Projection. I have been credited with being a very intuitive person. Sometimes I think I am and sometimes I think that when you surround yourself with people who are like you, it is easy to project your own issues onto them and be roughly "correct". A lot of the time and energy I spent trying to "fix" my partner was really an attempt to fix my own problems. By making my problems someone else's, it seemed easier to objectively view the issue from the outside. This is a double lie because, there was zero objectivity behind what I was doing and, what I was doing was not fixing anything. I was merely cataloging a long list of faults, making both me and my partners feel worse about ourselves. It is almost impossible to make changes for the better when you are feeling at your worst.

Having come from a family that turned verbal abuse into an art form, I deluded myself into believing that when I was upset, it was better not to say anything rather than risk repeating the patterns of verbal abuse I was raised in. What I was really doing was using silence as a weapon. It's a tricky situation. Sometimes I was so tired of constantly "talking about the relationship" or telling my partners that I was hurt that I just started to shut down. I withdrew into myself and threw up walls so that I couldn't be hurt further. Sometimes silence was a refuge. Other times, though it was a spiteful attempt to make others feel bad. 

When all is said and done, I have done my share of sabotaging my relationships. I regret the pain my actions caused to those I cared about. However, that is not the same as saying I wish I could go back and do things differently. Each of those relationships were absolutely wrong for me, though I admit my share in their destruction. Hopefully, both sides have learned and grown from the experience.

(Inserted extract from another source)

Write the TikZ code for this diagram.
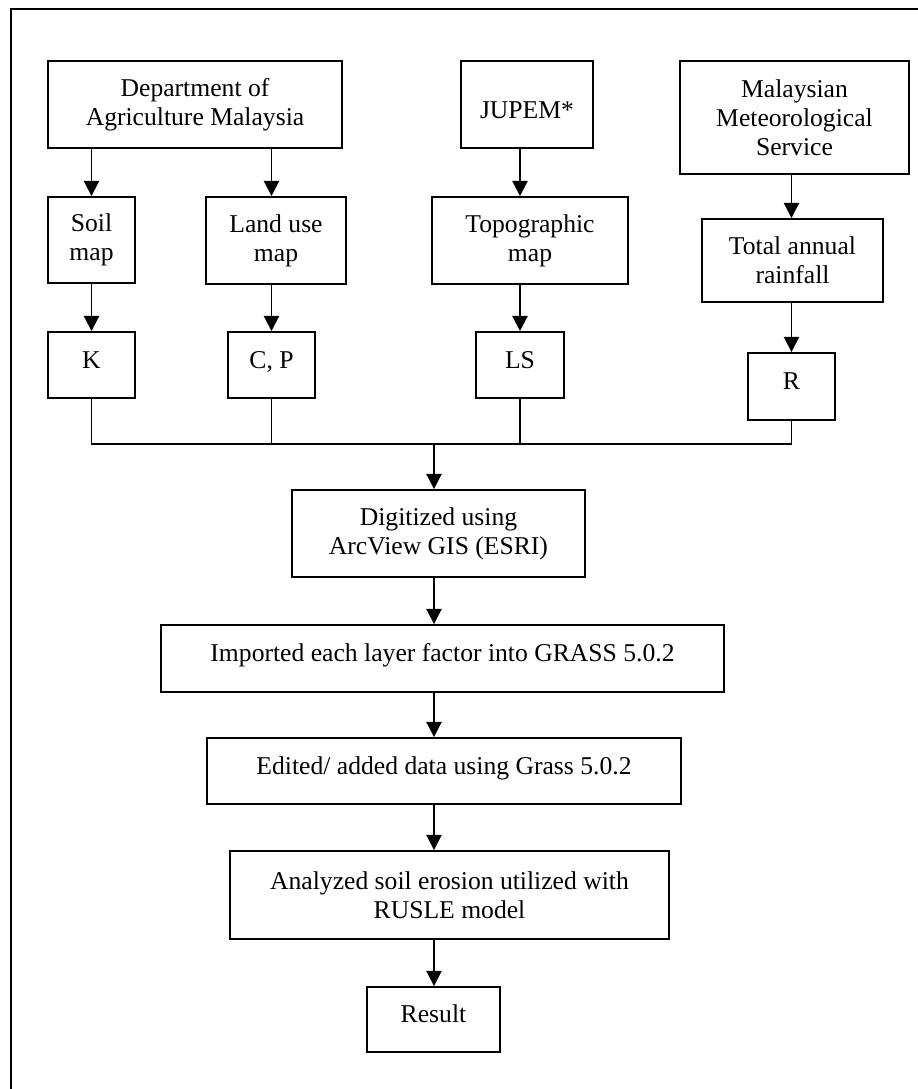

I have read and heard much lately about not looking to the past as you can not change the things that have already happened. Though I agree that thinking too much about the past, living with constant regret, is detrimental, I also know that failure to deal with past issues always makes them come back larger. With this post I put my past relationships in their final resting place. I have learned what was useful and now it is time to let go of everything else. 

To all the boys I've loved before, I genuinely wish you well, but I shall think on you no more. Adieu

To My Guy, without you I could not have come to this place of acceptance and forgiveness of both myself and the people of my past. You have taught me the true meaning of Love!

Wednesday 17 October 2012

My Life As A Letter Writing Crank

Update: Nike responded to my email with a statement of regret regarding their decisions to sever ties with Armstrong. Nothing takes the wind out of your comedic sails like a form letter email that refuses to acknowledge your sarcarsm

I sent an email to Nike head office the day they announced they would stand by Lance Armstrong, suggesting they could use this opportunity to re-brand. Here are some of the slogans I suggested:

Nike - Cheat to Win
Nike - No Needles, No Gain
Nike - Just Do Drugs, Libel, Slander and Perjury
Nike+EPO

It perplexes me that they would change their minds and drop their sponsorship and association with Armstrong rather than use my suggestions.

Monday 15 October 2012

I've Crea-dated a Monster!

I was very pleased with my initial (resounding, I might add) success in hooking My Guy onto Power Yoga, not your gentle nap time yoga, this style kicks ass. He now regularly attends class with and often without me and tells anyone who will listen how great it is. He's always been rather a one man sales and marketing team but now he's on a mission. Last week he got his first pair of proper yoga pants (yes they make them for men) from a major manufacturer of yoga wear that I can't afford. This week he was asked to come in for a job interview with that very same major - with a capital MA - manufacturer of yoga wear. A sales position of course. His mother, yoga instructor and countless friends have already laid claims on his staff discounts and I'm told to go to the back of the line.

So here I am being out yogied by Mr. Fancy Pants, breathing in his shadow and down dogging my way through life in inferior yoga wear.

Namastuff It!

Friday 12 October 2012

Messy is the New Black

I love training in a Japanese martial art. The precision, the history and the pageantry are all part of the attraction for me. If you train in a Chinese Art or a Sport version of karate, you are taught that technique is personal expression. Not so much with a Japanese Art, technique is an historical expression performed the same way it was in the beginning and always shall be, anon. I have a Japanese Sensei who has more in common with the strict, "tough love" caricature you see in old movies, berating students for making mistakes, sometimes with his voice, sometimes with a stick across the legs, back, whatever was nearest.

It was only recently that I came to understand that, though his approach had made me a very good karateka indeed, it had severely depressed my ability to try new things that I was not immediately good at. When you get yelled at (and hit) enough for making mistakes, you learn to avoid doing things you may screw up. This caused me tremendous stress when I was mountain biking, taking a new class, and most recently in Yoga. I thought I hid this well (except for the mountain biking, anyone who ever rode with me could tell that it was a very stressful endeavor for me), until a yoga instructor called me on it in my first class saying, "that one got messy on you, you don't like it when things get messy do you."

Since then I've started to focus on these hang ups and change them so I can get back to the more carefree approach to trying new things that I had before karate, and most of all trying to bring that sense of play and adventure back into my method of teaching karate. The more I examine this issue, the more I realize it certainly isn't just me. I notice that many of my friends have hang ups about being witnessed doing anything less than well. Even things that don't seemingly matter. We work hard to do some things tremendously well, but when it comes to something new, if we suck, we are less likely to stick with it. Given that it takes ten thousand hours to master any skill, how any of us could expect a better outcome is incomprehensible.

My challenge to myself and to all of you is to go out and try something new, strange and out of your comfort zone, go into it with an open mind and an "empty head". Quiet (or in my case, muzzle) the inner voice that criticizes you and just have fun learning something new with all the wonder and good nature of a child. Get Messy, its very hip!